Emotional Suppression Reference Drift (E.S.Rf.D.)


1. Classification

  • Drift Container: Emotional Drift
  • Dimension: Emotional Regulation
  • Family: Suppression
  • Scope: Solo → Coupled → Collective
  • Type: Drift Pattern

2. Core Definition

Emotional Suppression Reference Drift occurs when emotional suppression becomes anchored to an inaccurate, outdated, inherited, or inappropriate regulatory reference, causing the system to suppress emotions that no longer require suppression or fail to suppress those that do.

The suppression mechanism remains functional.

The regulatory reference exists.

The reference itself gradually loses correspondence with present emotional reality.

Over time, suppression continues operating correctly relative to the reference while becoming progressively disconnected from the actual emotional context.


3. Structural Mechanism

Emotional Suppression Reference Drift propagates through five invariant stages:

Emotional Activation

An emotional state emerges requiring regulatory evaluation.

Reference Selection

The suppression system consults an internal regulatory reference.

Reference Drift

The governing reference progressively diverges from current emotional reality.

Misguided Suppression

Emotional suppression follows the outdated or inappropriate reference rather than present emotional conditions.

Reference Stabilization

The inaccurate suppression reference becomes the system’s recurring regulatory guide.


4. Invariants

Emotional Suppression Reference Drift is present only when:

Active Emotional Regulation

Emotional suppression remains operational.

Regulatory Reference

Suppression consistently relies upon an identifiable internal reference.

Reference Mismatch

The reference repeatedly fails to correspond with current emotional reality.

Misdirected Suppression

Emotional regulation consistently follows the inaccurate reference.

Recurring Reference Error

Similar reference-based suppression errors repeatedly emerge.


5. Illustrative Examples (Demonstrative Only)

Solo

An individual continues suppressing emotions according to outdated personal beliefs such as “showing emotion is always weakness,” even though current circumstances no longer support that assumption.

Coupled

A partner regulates emotional expression using expectations inherited from previous relationships, causing suppression patterns that do not fit the present relationship or partner.

Collective

An organization maintains emotional suppression practices based on historical crises or legacy leadership norms, despite current conditions requiring greater openness and emotional communication.

These examples clarify mechanism only.


6. Structural Cost

Regulatory Misdirection

Emotional suppression repeatedly targets inappropriate emotional responses.

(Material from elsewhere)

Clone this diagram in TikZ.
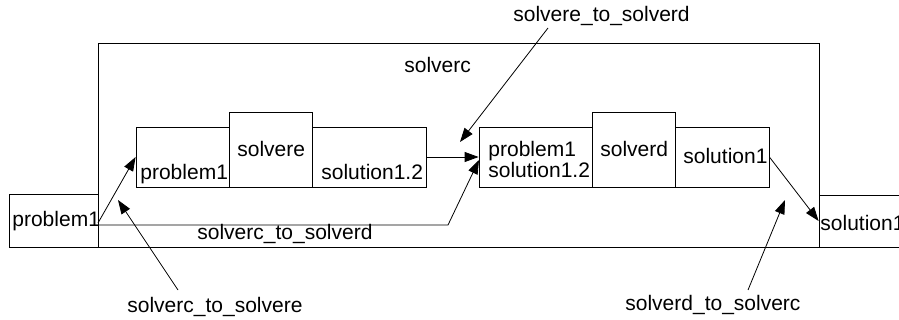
\documentclass[tikz,border=0pt]{standalone}
\usepackage{fontspec}
\setmainfont{Liberation Sans}
\usetikzlibrary{arrows.meta}
\begin{document}
\begin{tikzpicture}[x=1pt,y=-1pt,
  line width=0.8pt,
  box/.style={draw, inner sep=0pt, rectangle},
  lbl/.style={anchor=base west, inner sep=0pt, font=\fontsize{21}{25}\selectfont},
  arr/.style={-{Triangle[length=14pt,width=10pt]}}]
\useasboundingbox (0,0) rectangle (899,320);

% composite solver and its external ports
\node[box, minimum width=721pt, minimum height=204pt] (solverc) at (458.5,145) {};
\node[box, minimum width=89pt, minimum height=53pt] (inP) at (53.5,220.5) {};
\node[box, minimum width=91pt, minimum height=52pt] (outS) at (864.5,221) {};

% solvere component
\node[box, minimum width=93pt, minimum height=60pt] (eP) at (182.5,157) {};
\node[box, minimum width=83pt, minimum height=75pt] (eS) at (270.5,149.5) {};
\node[box, minimum width=114pt, minimum height=60pt] (eO) at (369,157) {};

% solverd component
\node[box, minimum width=113pt, minimum height=60pt] (dP) at (535.5,157) {};
\node[box, minimum width=83pt, minimum height=75pt] (dS) at (633.5,149.5) {};
\node[box, minimum width=94pt, minimum height=60pt] (dO) at (722,157) {};

% texts
\node[lbl] (tC) at (404,73) {solverc};
\node[lbl] (tInP) at (12,227) {problem1};
\node[lbl] (tEP) at (140,180) {problem1};
\node[lbl] (tES) at (237,157) {solvere};
\node[lbl] (tEO) at (321,180) {solution1.2};
\node[lbl] (tDP1) at (488,157) {problem1};
\node[lbl] (tDP2) at (488,178) {solution1.2};
\node[lbl] (tDS) at (600,157) {solverd};
\node[lbl] (tDO) at (683,164) {solution1};
\node[lbl] (tOutS) at (820,231) {solution1};
\node[lbl] (tCD) at (197,240) {solverc\_to\_solverd};
\node[lbl] (tED) at (513,22) {solvere\_to\_solverd};
\node[lbl] (tCE) at (127,312) {solverc\_to\_solvere};
\node[lbl] (tDC) at (625,310) {solverd\_to\_solverc};

% port points of the connections
\coordinate (inA) at (98,223);
\coordinate (inB) at (98,225);
\coordinate (bend) at (448,225);
\coordinate (dPin) at (479,160);
\coordinate (edStart) at (548,28);
\coordinate (edTip) at (460,142);
\coordinate (ceStart) at (178,290);
\coordinate (ceTip) at (118,200);
\coordinate (dcStart) at (748,290);
\coordinate (dcTip) at (785,200);

% data connections
\draw[arr] (inA) -- (eP.west);
\draw[arr] (inB) -- (bend) -- (dPin);
\draw[arr] (eO.east) -- (dP.west);
\draw[arr] (dO.east) -- (outS.west);

% connection name pointers
\draw[arr] (edStart) -- (edTip);
\draw[arr] (ceStart) -- (ceTip);
\draw[arr] (dcStart) -- (dcTip);
\end{tikzpicture}
\end{document}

Reduced Emotional Accuracy

Present emotional reality becomes progressively disconnected from regulation.

Adaptive Decline

Emotional regulation loses sensitivity to changing contexts.

Emotional Incongruence

Emotional restraint increasingly reflects past conditions rather than current needs.

Recovery Delay

Emotional adaptation slows because regulation follows obsolete references.

Relational Misalignment

Emotional responses become increasingly inconsistent with current interpersonal situations.

System Fragility

Outdated suppression references progressively amplify regulatory errors across the emotional system.

Reference Drift weakens emotional regulation not because suppression fails, but because suppression faithfully follows an increasingly inaccurate guide.


7. Drift Boundary

Using established emotional principles to guide regulation is not Emotional Suppression Reference Drift.

Drift begins when suppression is repeatedly guided by an inaccurate, outdated, or contextually inappropriate emotional reference, causing regulation to diverge from the realities of the present situation.

Healthy emotional regulation continually updates its reference framework so that suppression remains aligned with current emotional conditions rather than obsolete emotional assumptions.


8. Canonical Insight

Suppression is only as adaptive as the reference that governs it.

Emotional Suppression Reference Drift emerges when emotional regulation continues following obsolete or inaccurate regulatory references, causing suppression to remain internally consistent while progressively diverging from present emotional reality.